Just like the previous cases involving the DRC, Sudan and Tanzania, the government received criticisms both locally and internationally for its high-handed reaction over the Gen-Z anniversary processions, which turned violent when the police insisted on dispersing them.

The biggest goof was in February 2025 when Kenya allowed Sudanese rebels, the Rapid Support Forces (RSF) and its 24 allied political parties and civil society to convene in Nairobi to establish a Sudanese parallel government.

In DRC, Kenya had a diplomatic tiff with the government of President Felix Tshisekedi in December 2023, when it allowed the launch of a Congolese rebel alliance in the capital, Nairobi.

The launch of a political-military alliance, the Congo River Alliance, involved Corneille Nangaa, the former head of DR Congo’s electoral body, and the head of M23, Bertrand Bisimwa.

The Ruto administration is basing its Grand Strategy foreign policy on five key areas: Promoting Pan Africanism, strengthening EAC integrations, resolving conflicts in the region, growing the economy, and embracing multilateralism.

However, opposition leader Kalonzo Musyoka, who is also a former long-serving foreign minister, said in an interview with a local TV station that Kenya’s diplomacy is currently “confused”.
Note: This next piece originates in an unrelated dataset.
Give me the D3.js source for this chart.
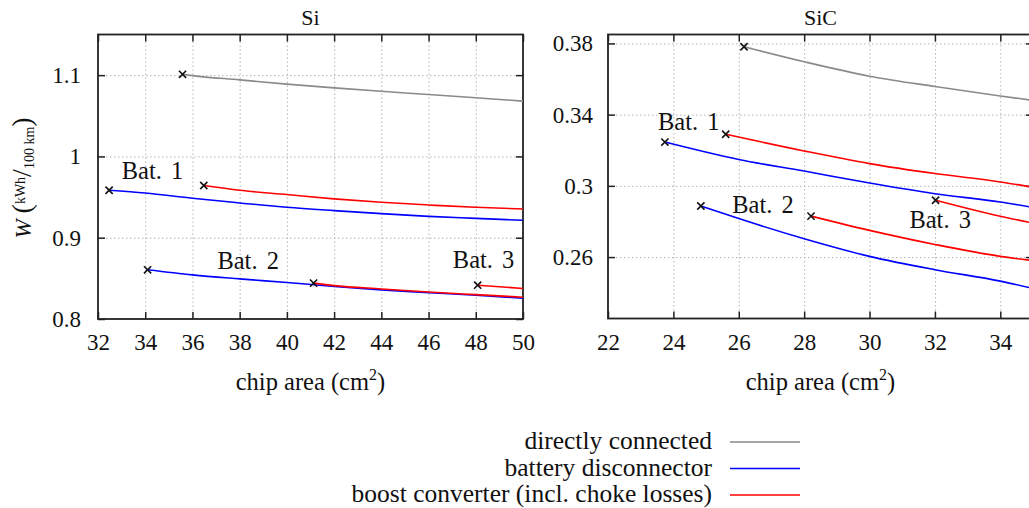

He said that President Ruto’s administration has overturned the country’s foreign policy since its independence, where Kenya has always upheld the orientation of non-alignment and giving priority to South-South dialogue.

“I rejected when America designated Kenya as a non-NATO ally, which leaves the country exposed to elements like Al Shabaab that can now hit Kenya directly for siding with America. President Ruto has also decided to support Gen Mohamed Hamdan Dagalo of RSF against the Sudan government by allowing Kenya to serve as a conduit of arms to Sudan,” said Mr Musyoka.

However, Dismas Mokua, a Political Analyst, said Mr Mudavadi is probably the first office holder to engage envoys regularly, in an attempt to embrace transparency and accountability.